Oda/Kairos funding affair was a case where the government deliberately misled Parliament and the country about why the funding was denied. A funding request by KAIROS was rejected. The Harper Government stated that the request was rejected because “After completing due diligence, it was determined that the organization’s project does not meet CIDA’s current priorities.”. However  CIDA found that the project did, in fact, meet its priorities – and, by her own revised account, the minister knew that.

After repeatedly restating that the request did not meet funding requirements, the ministers, in the face of contrary evidence, changed their story. On Dec. 13, 2010, Jim Abbott apologized for misleading the House in his March statement, conceding that it was false.

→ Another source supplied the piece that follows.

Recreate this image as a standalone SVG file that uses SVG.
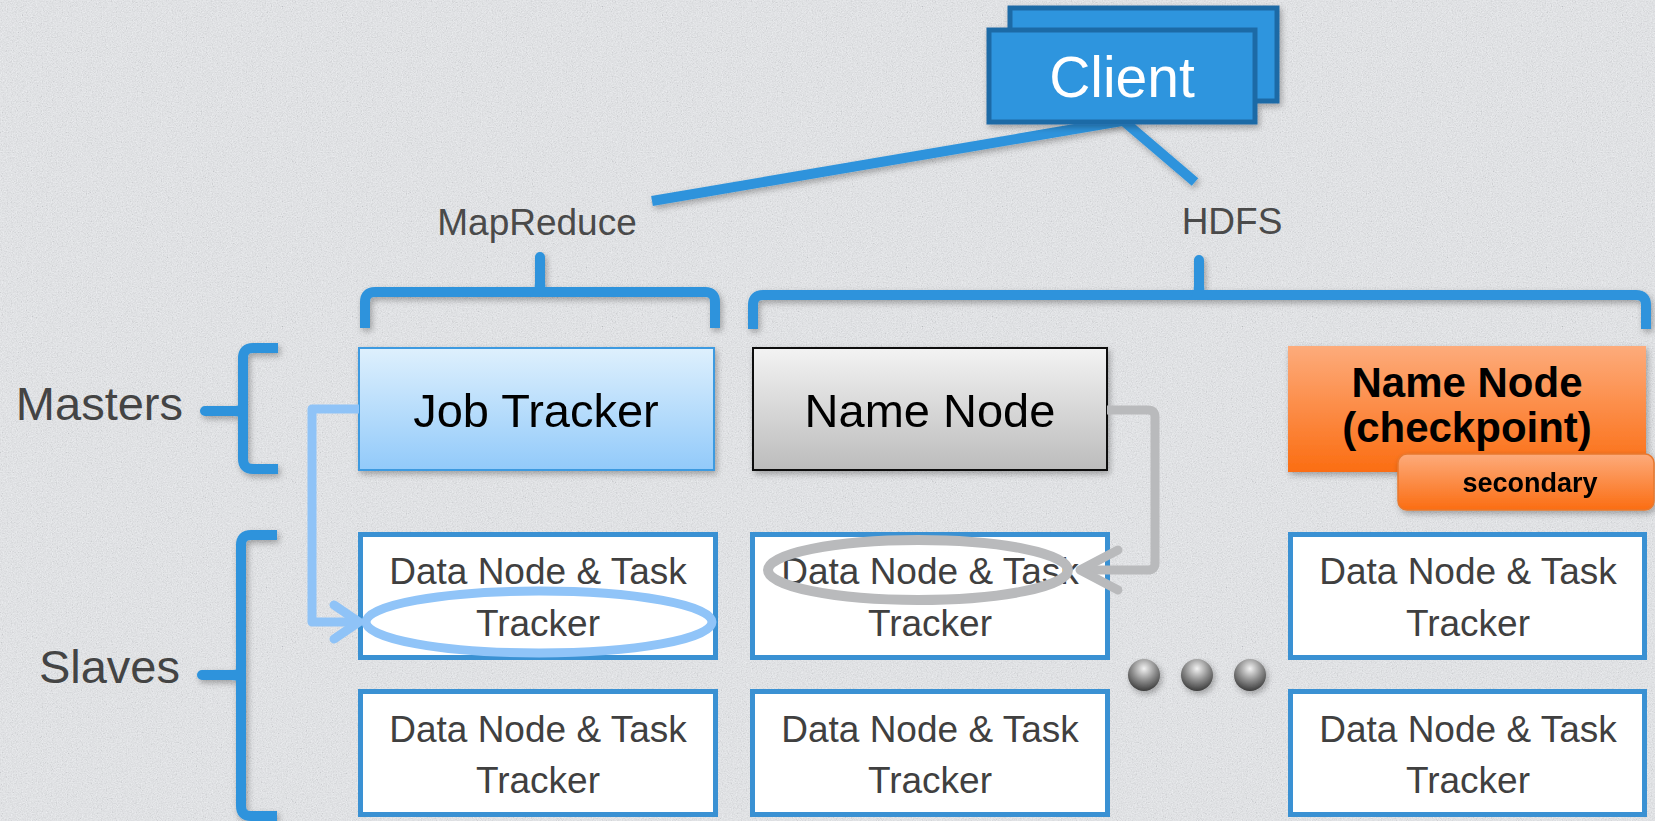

The government itself confirmed that the story told by the minister, by her parliamentary secretary and by her spokesman was not the truth.

On Feb. 10, 2011, the Speaker ruled that “any reasonable person confronted with what appears to have transpired would necessarily be extremely concerned, if not shocked.”

The opposition parties began asking the government last fall for cost estimates on the crime bills, the F-35 fighter jet procurement and corporate tax cuts. At first, the government argued it couldn’t release the information because it was protected under what is called cabinet confidence or, as it is sometimes called, executive privilege.